Fourth, unlike a decade ago, the steadily rising burden of pension and healthcare spending is starting to become a pressing real time issue. The projected increase over the next 30 years in G20 countries is predicted at about 3-4 per cent of GDP, but this gives an inadequate sense of what is actually unfolding. The net present value of pension and healthcare spending programmes out to 2050 is basically what it would cost to honour existing laws and promises expressed in today’s money. The IMF’s updated data, in last week’s Fiscal Monitor, suggest that for the G20 countries, the actual bill amounts to 107 per cent of GDP. Among the most badly affected nations are South Korea (159 per cent), the US (153 per cent), China (101 per cent), Germany (88 per cent) and the UK (73 per cent).

While governments do not have to foot these bills today, of course, the sheer scale of future age-related spending is a reminder that governments have much less flexibility to adjust spending and tax policies than they once had. They will be hemmed in by age related spending, including during future economic downturns, until or unless they engage in a proper public debate about how to finance and fund ageing societies.

For reasons mentioned, the IMF’s global debt warning merits serious attention. The global economy may be on the verge of a damaging trade war between the US and China, which may spill over to other countries and impact on the volume of world trade. The flow of cross border investment is already coming under much greater political and regulatory scrutiny on both sides. The negative consequences would affect everyone, but especially trade-dependent emerging economies. The US Federal Reserve may, as I have pointed out before, raise interest rates another two-three times this year and perhaps three-four times in 2019. This would raise financing and funding costs for borrowers in US dollars, again with a significant impact especially on emerging countries that have borrowed so much more in recent years. Global liquidity could diminish as financial conditions tighten, trade and investment slow down, and Chinese growth continues to slow.
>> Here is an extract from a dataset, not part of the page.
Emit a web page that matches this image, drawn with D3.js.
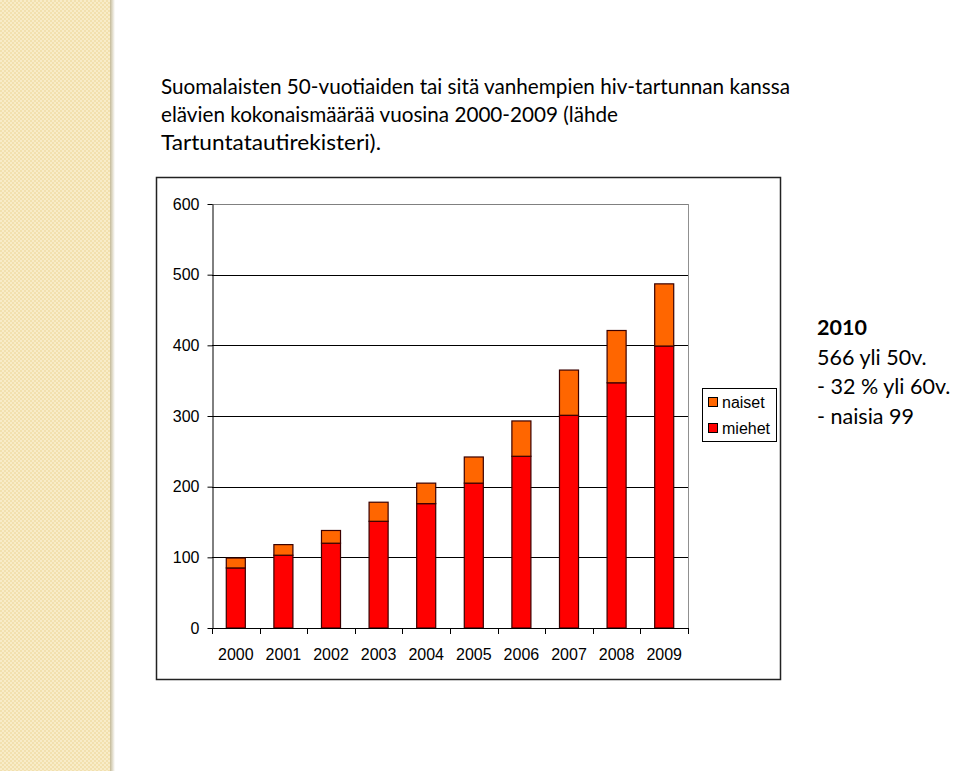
<!DOCTYPE html>
<html>
<head>
<meta charset="utf-8">
<script src="https://cdn.jsdelivr.net/npm/d3@7"></script>
<style>
  html, body { margin: 0; padding: 0; background: #fff; }
  svg { display: block; }
</style>
</head>
<body>
<div id="chart"></div>
<script>
// Data
const years = ["2000", "2001", "2002", "2003", "2004", "2005", "2006", "2007", "2008", "2009"];
const miehet = [85, 103, 120, 151, 176, 205, 243, 301, 347, 399];
const naiset = [14, 15, 18, 27, 29, 37, 50, 64, 74, 88];
const yTicks = [0, 100, 200, 300, 400, 500, 600];
const seriesNames = ["miehet", "naiset"];
const titleLines = [
    "Suomalaisten 50-vuotiaiden tai sitä vanhempien hiv-tartunnan kanssa",
    "elävien kokonaismäärää vuosina 2000-2009 (lähde",
    "Tartuntatautirekisteri)."
];
const titleWidths = [629, 457, 220];
const noteLines = ["2010", "566 yli 50v.", "- 32 % yli 60v.", "- naisia 99"];

const W = 959, H = 771;
const svg = d3.select("#chart").append("svg")
    .attr("width", W).attr("height", H);

// Textured strip on the left
const defs = svg.append("defs");
const pat = defs.append("pattern")
    .attr("id", "weave").attr("width", 4).attr("height", 4)
    .attr("patternUnits", "userSpaceOnUse");
pat.append("rect").attr("width", 4).attr("height", 4).attr("fill", "#f2e0ae");
pat.append("rect").attr("x", 0).attr("y", 0).attr("width", 2).attr("height", 2).attr("fill", "#f8ecc8");
pat.append("rect").attr("x", 2).attr("y", 2).attr("width", 2).attr("height", 2).attr("fill", "#f8ecc8");
const shade = defs.append("linearGradient").attr("id", "shade");
shade.append("stop").attr("offset", "0%").attr("stop-color", "#c4ba98");
shade.append("stop").attr("offset", "100%").attr("stop-color", "#ffffff");

svg.append("rect").attr("x", 0).attr("y", 0).attr("width", 110).attr("height", H).attr("fill", "url(#weave)");
svg.append("rect").attr("x", 110).attr("y", 0).attr("width", 5).attr("height", H).attr("fill", "url(#shade)");

// Title
svg.append("g").selectAll("text")
    .data(titleLines)
    .enter().append("text")
    .attr("x", 161)
    .attr("y", (d, i) => 94 + i * 28)
    .attr("textLength", (d, i) => titleWidths[i])
    .attr("lengthAdjust", "spacingAndGlyphs")
    .style("font-family", "Lato, 'Open Sans', sans-serif")
    .style("font-size", "20.5px")
    .attr("fill", "#000")
    .text(d => d);

// Chart frame
svg.append("rect")
    .attr("x", 156.5).attr("y", 177.5)
    .attr("width", 624).attr("height", 502)
    .attr("fill", "#fff").attr("stroke", "#222").attr("stroke-width", 1.5);

// Scales
const plot = { left: 212, right: 688, top: 204, bottom: 628 };
const x = d3.scaleBand()
    .domain(years)
    .range([plot.left, plot.right])
    .paddingInner(0.6)
    .paddingOuter(0.3);
const y = d3.scaleLinear()
    .domain([0, 600])
    .range([plot.bottom, plot.top]);
const color = d3.scaleOrdinal()
    .domain(seriesNames)
    .range(["#ff0000", "#ff6600"]);

// Grid lines
const g = svg.append("g");
g.selectAll(".grid")
    .data(yTicks.filter(t => t > 0))
    .enter().append("line")
    .attr("class", "grid")
    .attr("x1", plot.left).attr("x2", plot.right)
    .attr("y1", d => Math.round(y(d)) + 0.5).attr("y2", d => Math.round(y(d)) + 0.5)
    .attr("stroke", d => d === 600 ? "#808080" : "#000")
    .attr("stroke-width", 1);
// right side of plot area
g.append("line")
    .attr("x1", plot.right + 0.5).attr("x2", plot.right + 0.5)
    .attr("y1", plot.top).attr("y2", plot.bottom)
    .attr("stroke", "#909090");

// Stacked bars
const rows = years.map((yr, i) => ({ year: yr, miehet: miehet[i], naiset: naiset[i] }));
const stacked = d3.stack().keys(seriesNames)(rows);
g.selectAll(".series")
    .data(stacked)
    .enter().append("g")
    .attr("class", "series")
    .attr("fill", d => color(d.key))
    .selectAll("rect")
    .data(d => d)
    .enter().append("rect")
    .attr("x", d => x(d.data.year))
    .attr("y", d => y(d[1]))
    .attr("width", x.bandwidth())
    .attr("height", d => y(d[0]) - y(d[1]))
    .attr("stroke", "#3a0000")
    .attr("stroke-width", 1.2);

// Y axis
const yAxis = g.append("g")
    .attr("transform", `translate(${plot.left + 0.5},0)`)
    .call(d3.axisLeft(y).tickValues(yTicks).tickSize(5).tickSizeOuter(0).tickPadding(8));
yAxis.select(".domain").attr("stroke", "#000");
yAxis.selectAll("line").attr("stroke", "#000");
yAxis.selectAll("text")
    .style("font-family", "'Liberation Sans', Arial, sans-serif")
    .style("font-size", "16px")
    .attr("fill", "#000");

// X axis: line, ticks between categories, labels under bars
const xa = g.append("g");
xa.append("line")
    .attr("x1", plot.left).attr("x2", plot.right + 1)
    .attr("y1", plot.bottom + 0.5).attr("y2", plot.bottom + 0.5)
    .attr("stroke", "#000");
xa.selectAll(".xtick")
    .data(d3.range(years.length + 1))
    .enter().append("line")
    .attr("class", "xtick")
    .attr("x1", i => Math.round(plot.left + i * x.step()) + 0.5)
    .attr("x2", i => Math.round(plot.left + i * x.step()) + 0.5)
    .attr("y1", plot.bottom).attr("y2", plot.bottom + 6)
    .attr("stroke", "#000");
xa.selectAll(".xlabel")
    .data(years)
    .enter().append("text")
    .attr("class", "xlabel")
    .attr("x", d => x(d) + x.bandwidth() / 2)
    .attr("y", 660)
    .attr("text-anchor", "middle")
    .style("font-family", "'Liberation Sans', Arial, sans-serif")
    .style("font-size", "16px")
    .text(d => d);

// Legend
const legend = svg.append("g");
legend.append("rect")
    .attr("x", 702.5).attr("y", 388.5)
    .attr("width", 74).attr("height", 53)
    .attr("fill", "#fff").attr("stroke", "#000");
const legendItems = ["naiset", "miehet"];
legend.selectAll(".sw")
    .data(legendItems)
    .enter().append("rect")
    .attr("class", "sw")
    .attr("x", 708.5)
    .attr("y", (d, i) => 397.5 + i * 26)
    .attr("width", 9).attr("height", 9)
    .attr("fill", d => color(d))
    .attr("stroke", "#000");
legend.selectAll(".lt")
    .data(legendItems)
    .enter().append("text")
    .attr("class", "lt")
    .attr("x", 722)
    .attr("y", (d, i) => 408 + i * 26)
    .style("font-family", "'Liberation Sans', Arial, sans-serif")
    .style("font-size", "16px")
    .text(d => d);

// Side note
svg.append("g").selectAll("text")
    .data(noteLines)
    .enter().append("text")
    .attr("x", 817)
    .attr("y", (d, i) => 335 + i * 29.5)
    .style("font-family", "Lato, 'Open Sans', sans-serif")
    .style("font-size", "21.5px")
    .style("font-weight", (d, i) => i === 0 ? "bold" : "normal")
    .text(d => d);
</script>
</body>
</html>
The burden of global debt can only be lowered over time as money GDP, which is the denominator of the debt ratio, continues to rise. Yet more is probably needed, and that is why the IMF is arguing that in good economic times, countries need to build a social and political consensus around how to lower the burden of current and future debt. But time is short. By 2020, if not sooner, the first economic downturn since the financial crisis may be upon us. At that point, we will see more clearly how high debt has limited our fiscal flexibility.